In the tourism industry, average annual earnings are higher than $52,000 – roughly $7,000 more a year than average earnings in the entire local economy. The Mayor made the announcement at the American Museum of Natural History, one of the city’s landmark cultural institutions and major tourist draws, and was joined by Ellen V. Futter, President of the American Museum of Natural History, and the Rockettes, who will join the Mayor this evening in Times Square to lower the 2013 New Year’s Eve Ball.
Since 2006, when the Mayor created a new municipal marketing model by merging NYC & Company with the City’s marketing and big events groups, New York City’s share of overseas visitors to the U.S. has increased from 28 to 33 percent. Each market share point represents an additional $750 million in direct spending by tourists in New York City.
NYC & Company has been able to grow the City’s market share of international visitation by targeting non-traditional travel markets with strong economies and growing middle classes.
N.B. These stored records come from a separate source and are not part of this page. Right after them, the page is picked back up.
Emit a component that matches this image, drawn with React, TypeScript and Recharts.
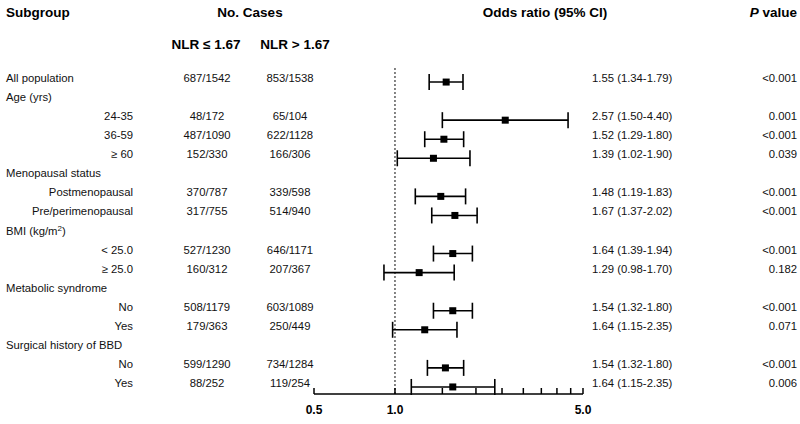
import { ScatterChart, Scatter, XAxis, YAxis, ErrorBar, ReferenceLine } from "recharts";

const FONT = '"Liberation Sans", Arial, Helvetica, sans-serif';
const INK = "#111";

// one entry per table row, top to bottom
const subgroups = [
  "All population", "Age (yrs)", "24-35", "36-59", "≥ 60",
  "Menopausal status", "Postmenopausal", "Pre/perimenopausal",
  "BMI (kg/m2)", "< 25.0", "≥ 25.0",
  "Metabolic syndrome", "No", "Yes",
  "Surgical history of BBD", "No", "Yes",
];
const isSubLevel = [false, false, true, true, true, false, true, true, false, true, true, false, true, true, false, true, true];
const casesLow = ["687/1542", "", "48/172", "487/1090", "152/330", "", "370/787", "317/755", "", "527/1230", "160/312", "", "508/1179", "179/363", "", "599/1290", "88/252"];
const casesHigh = ["853/1538", "", "65/104", "622/1128", "166/306", "", "339/598", "514/940", "", "646/1171", "207/367", "", "603/1089", "250/449", "", "734/1284", "119/254"];
const orLabels = ["1.55 (1.34-1.79)", "", "2.57 (1.50-4.40)", "1.52 (1.29-1.80)", "1.39 (1.02-1.90)", "", "1.48 (1.19-1.83)", "1.67 (1.37-2.02)", "", "1.64 (1.39-1.94)", "1.29 (0.98-1.70)", "", "1.54 (1.32-1.80)", "1.64 (1.15-2.35)", "", "1.54 (1.32-1.80)", "1.64 (1.15-2.35)"];
const pLabels = ["<0.001", "", "0.001", "<0.001", "0.039", "", "<0.001", "<0.001", "", "<0.001", "0.182", "", "<0.001", "0.071", "", "<0.001", "0.006"];

// plotted marks (as drawn in the figure)
const orValues = [1.55, null, 2.57, 1.52, 1.39, null, 1.48, 1.67, null, 1.64, 1.23, null, 1.64, 1.29, null, 1.54, 1.64];
const ciLow = [1.34, null, 1.5, 1.29, 1.02, null, 1.19, 1.37, null, 1.39, 0.91, null, 1.39, 0.98, null, 1.32, 1.15];
const ciHigh = [1.79, null, 4.4, 1.8, 1.9, null, 1.83, 2.02, null, 1.94, 1.66, null, 1.94, 1.7, null, 1.8, 2.35];

const xTicks = [0.5, 1, 1.5, 2, 2.5, 3, 3.5, 4, 4.5, 5];
const xLabeled = [0.5, 1, 5];

const points = orValues
  .map((v, i) => (v == null ? null : { row: i, or: v, err: [v - (ciLow[i] as number), (ciHigh[i] as number) - v] }))
  .filter(Boolean);

const rowIndex = subgroups.map((_, i) => i);

function RowTick(props: any) {
  const { y, payload } = props;
  const i = payload.value as number;
  const label = subgroups[i];
  const sub = isSubLevel[i];
  return (
    <g fontFamily={FONT} fontSize={11.3} fill={INK}>
      {label.startsWith("BMI") ? (
        <text x={6} y={y} textAnchor="start">
          BMI (kg/m<tspan fontSize={8} dy={-4}>2</tspan>
          <tspan dy={4}>)</tspan>
        </text>
      ) : (
        <text x={sub ? 133 : 6} y={y} textAnchor={sub ? "end" : "start"}>
          {label}
        </text>
      )}
      <text x={207} y={y} textAnchor="middle">{casesLow[i]}</text>
      <text x={290} y={y} textAnchor="middle">{casesHigh[i]}</text>
      <text x={592} y={y} textAnchor="start">{orLabels[i]}</text>
      <text x={797} y={y} textAnchor="end">{pLabels[i]}</text>
    </g>
  );
}

function AxisTick(props: any) {
  const { x, y, payload } = props;
  const v = payload.value as number;
  return (
    <g>
      <line x1={x} x2={x} y1={y} y2={y - 6} stroke="#000" strokeWidth={1.5} />
      {xLabeled.includes(v) && (
        <text x={x} y={y + 20} textAnchor="middle" fontFamily={FONT} fontSize={12} fontWeight="bold" fill="#000">
          {v.toFixed(1)}
        </text>
      )}
    </g>
  );
}

function Square(props: any) {
  const { cx, cy } = props;
  return <rect x={cx - 3.5} y={cy - 3.5} width={7} height={7} fill="#000" />;
}

export default function App() {
  return (
    <div style={{ position: "absolute", left: 0, top: 0, width: 800, height: 424, background: "#fff" }}>
      <ScatterChart width={800} height={424} margin={{ top: 67, right: 217, bottom: 0, left: 0 }}>
        <XAxis
          type="number"
          dataKey="or"
          scale="log"
          domain={[0.5, 5]}
          allowDataOverflow
          ticks={xTicks}
          interval={0}
          tickSize={0}
          tickMargin={0}
          tickLine={false}
          tick={<AxisTick />}
          axisLine={{ stroke: "#000", strokeWidth: 1.5 }}
          height={30}
        />
        <YAxis
          type="number"
          dataKey="row"
          domain={[-0.79, 16.37]}
          allowDataOverflow
          reversed
          ticks={rowIndex}
          interval={0}
          width={314}
          axisLine={false}
          tickLine={false}
          tick={<RowTick />}
        />
        <ReferenceLine x={1} stroke="#333" strokeDasharray="2 2" strokeWidth={1.2} />
        <Scatter data={points as any[]} shape={<Square />} isAnimationActive={false}>
          <ErrorBar dataKey="err" direction="x" width={8} strokeWidth={1.6} stroke="#000" />
        </Scatter>
      </ScatterChart>
      <svg width={800} height={424} style={{ position: "absolute", left: 0, top: 0, pointerEvents: "none" }}>
        <g fontFamily={FONT} fontWeight="bold" fontSize={13.5} fill="#000">
          <text x={6} y={17}>Subgroup</text>
          <text x={250} y={17} textAnchor="middle">No. Cases</text>
          <text x={545} y={17} textAnchor="middle">Odds ratio (95% CI)</text>
          <text x={797} y={17} textAnchor="end">
            <tspan fontStyle="italic">P</tspan> value
          </text>
          <text x={206} y={49} textAnchor="middle">NLR ≤ 1.67</text>
          <text x={295} y={49} textAnchor="middle">NLR &gt; 1.67</text>
        </g>
      </svg>
    </div>
  );
}
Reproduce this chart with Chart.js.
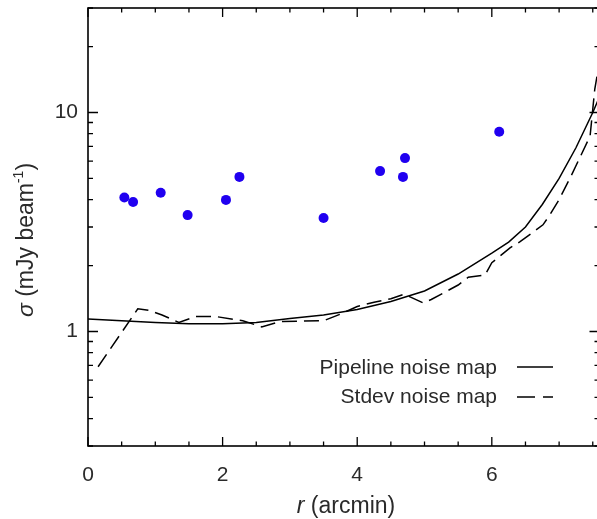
<!DOCTYPE html>
<html>
<head>
<meta charset="utf-8">
<script src="https://cdn.jsdelivr.net/npm/chart.js@4.4.1/dist/chart.umd.min.js"></script>
<style>
  html, body { margin: 0; padding: 0; overflow: hidden; background: #fff; }
  #wrap { width: 600px; height: 519px; }
</style>
</head>
<body>
<div id="wrap"><canvas id="chart" width="600" height="519"></canvas></div>
<script>
// source positions: radius (arcmin) and noise (mJy/beam)
const sourceR     = [0.54, 0.67, 1.08, 1.48, 2.05, 2.25, 3.50, 4.34, 4.68, 4.71, 6.11];
const sourceSigma = [4.09, 3.90, 4.30, 3.40, 3.99, 5.08, 3.30, 5.40, 5.08, 6.19, 8.16];

// pipeline noise map profile
const pipelineR     = [0, 0.5, 1.0, 1.5, 2.0, 2.5, 3.0, 3.5, 4.0, 4.5, 5.0, 5.5, 6.0, 6.25, 6.5, 6.75, 7.0, 7.25, 7.5, 7.6];
const pipelineSigma = [1.14, 1.12, 1.10, 1.085, 1.085, 1.10, 1.145, 1.19, 1.26, 1.37, 1.53, 1.83, 2.28, 2.56, 3.0, 3.8, 5.0, 6.9, 10.0, 11.8];

// stdev noise map profile
const stdevR     = [0.15, 0.74, 0.9, 1.1, 1.35, 1.6, 1.9, 2.3, 2.58, 2.85, 3.5, 3.75, 4.0, 4.25, 4.5, 4.7, 4.98, 5.1, 5.5, 5.65, 5.9, 6.0, 6.27, 6.42, 6.76, 6.86, 7.0, 7.2, 7.46, 7.53, 7.6];
const stdevSigma = [0.69, 1.27, 1.25, 1.19, 1.10, 1.17, 1.17, 1.12, 1.05, 1.11, 1.12, 1.20, 1.30, 1.36, 1.41, 1.48, 1.35, 1.40, 1.63, 1.77, 1.81, 2.06, 2.41, 2.57, 3.07, 3.40, 4.0, 5.3, 7.8, 12.8, 17.0];

// axes
const xLabels = [0, 2, 4, 6];
const xTicks  = [0, 0.5, 1, 1.5, 2, 2.5, 3, 3.5, 4, 4.5, 5, 5.5, 6, 6.5, 7, 7.5];
const yLabels = [1, 10];
const yTicks  = [0.3, 0.4, 0.5, 0.6, 0.7, 0.8, 0.9, 1, 2, 3, 4, 5, 6, 7, 8, 9, 10, 20, 30];

const FONT = '"Liberation Sans", Arial, Helvetica, sans-serif';
const TEXT = '#2a2a2a';

function pts(xs, ys) {
  return xs.map((x, i) => ({ x: x, y: ys[i] }));
}

function drawParts(ctx, parts, x, y, align) {
  let w = 0;
  parts.forEach(p => { ctx.font = p.font; w += ctx.measureText(p.t).width; });
  let cx = align === 'center' ? x - w / 2 : x;
  parts.forEach(p => {
    ctx.font = p.font;
    ctx.fillText(p.t, cx, y - (p.rise || 0));
    cx += ctx.measureText(p.t).width;
  });
}

// no extra room for tick labels at the ends of the axes
function noPad(s) {
  s.paddingTop = 0; s.paddingBottom = 0; s.paddingLeft = 0; s.paddingRight = 0;
}

const framePlugin = {
  id: 'frame',
  afterDraw(chart) {
    const { ctx, chartArea: a, scales: { x, y } } = chart;
    ctx.save();
    ctx.strokeStyle = '#000';
    ctx.lineWidth = 1.6;
    ctx.strokeRect(a.left, a.top, a.right - a.left, a.bottom - a.top);

    ctx.lineWidth = 1.3;
    ctx.beginPath();
    xTicks.forEach(v => {
      const px = x.getPixelForValue(v);
      const len = xLabels.includes(v) ? 9 : 4.5;
      ctx.moveTo(px, a.bottom); ctx.lineTo(px, a.bottom - len);
      ctx.moveTo(px, a.top);    ctx.lineTo(px, a.top + len);
    });
    yTicks.forEach(v => {
      const py = y.getPixelForValue(v);
      const len = yLabels.includes(v) ? 10 : 5;
      ctx.moveTo(a.left, py);  ctx.lineTo(a.left + len, py);
      ctx.moveTo(a.right, py); ctx.lineTo(a.right - len, py);
    });
    ctx.stroke();

    // axis titles
    ctx.fillStyle = TEXT;
    ctx.textBaseline = 'alphabetic';
    const reg = '23px ' + FONT, ita = 'italic 23px ' + FONT, sup = '14px ' + FONT;
    drawParts(ctx, [{ t: 'r', font: ita }, { t: ' (arcmin)', font: reg }], 346, 513, 'center');

    ctx.save();
    ctx.translate(33, 240);
    ctx.rotate(-Math.PI / 2);
    drawParts(ctx, [
      { t: 'σ', font: ita },
      { t: ' (mJy beam', font: reg },
      { t: '-1', font: sup, rise: 10 },
      { t: ')', font: reg }
    ], 0, 0, 'center');
    ctx.restore();

    // legend
    ctx.font = '21px ' + FONT;
    ctx.textAlign = 'right';
    ctx.textBaseline = 'middle';
    ctx.fillText('Pipeline noise map', 497, 368);
    ctx.fillText('Stdev noise map', 497, 397);
    ctx.lineWidth = 1.5;
    ctx.beginPath();
    ctx.moveTo(517, 367); ctx.lineTo(553, 367);
    ctx.stroke();
    ctx.setLineDash([18, 8]);
    ctx.beginPath();
    ctx.moveTo(517, 397); ctx.lineTo(553, 397);
    ctx.stroke();
    ctx.restore();
  }
};

new Chart(document.getElementById('chart').getContext('2d'), {
  type: 'scatter',
  data: {
    datasets: [
      {
        label: 'Pipeline noise map',
        data: pts(pipelineR, pipelineSigma),
        showLine: true, pointRadius: 0, borderColor: '#000', borderWidth: 1.5, tension: 0
      },
      {
        label: 'Stdev noise map',
        data: pts(stdevR, stdevSigma),
        showLine: true, pointRadius: 0, borderColor: '#000', borderWidth: 1.5, tension: 0,
        borderDash: [15, 7]
      },
      {
        label: 'Sources',
        data: pts(sourceR, sourceSigma),
        pointRadius: 5, pointBackgroundColor: '#2000f0', pointBorderWidth: 0
      }
    ]
  },
  options: {
    responsive: false,
    animation: false,
    layout: { autoPadding: false, padding: { top: 8, right: 0.5, left: 0, bottom: 0 } },
    plugins: { legend: { display: false }, tooltip: { enabled: false } },
    scales: {
      x: {
        type: 'linear', min: 0, max: 7.6,
        grid: { display: false, drawTicks: false }, border: { display: false },
        afterBuildTicks: s => { s.ticks = xTicks.map(v => ({ value: v })); },
        afterFit: s => { s.height = 73; noPad(s); },
        ticks: {
          autoSkip: false, maxRotation: 0, padding: 17, color: TEXT,
          font: { family: FONT, size: 21 },
          callback: v => xLabels.includes(v) ? String(v) : ''
        }
      },
      y: {
        type: 'logarithmic', min: 0.3, max: 30,
        grid: { display: false, drawTicks: false }, border: { display: false },
        afterBuildTicks: s => { s.ticks = yTicks.map(v => ({ value: v })); },
        afterFit: s => { s.width = 88; noPad(s); },
        ticks: {
          autoSkip: false, padding: 10, color: TEXT,
          font: { family: FONT, size: 21 },
          callback: v => yLabels.includes(v) ? String(v) : ''
        }
      }
    }
  },
  plugins: [framePlugin]
});
</script>
</body>
</html>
International markets where NYC & Company has global outposts have yielded considerable returns in tourism growth, especially from emerging markets such as Brazil, China, Argentina and Australia, which have grown 447 percent, 442 percent, 258 percent, 157 percent, respectively, since 2006.
With the continued increase in visitation, New York City’s hotel room inventory continues to expand - with 91,500 active rooms. Even with the addition of new rooms, the city’s hotel occupancy remains strong at 87 percent, the highest in the nation.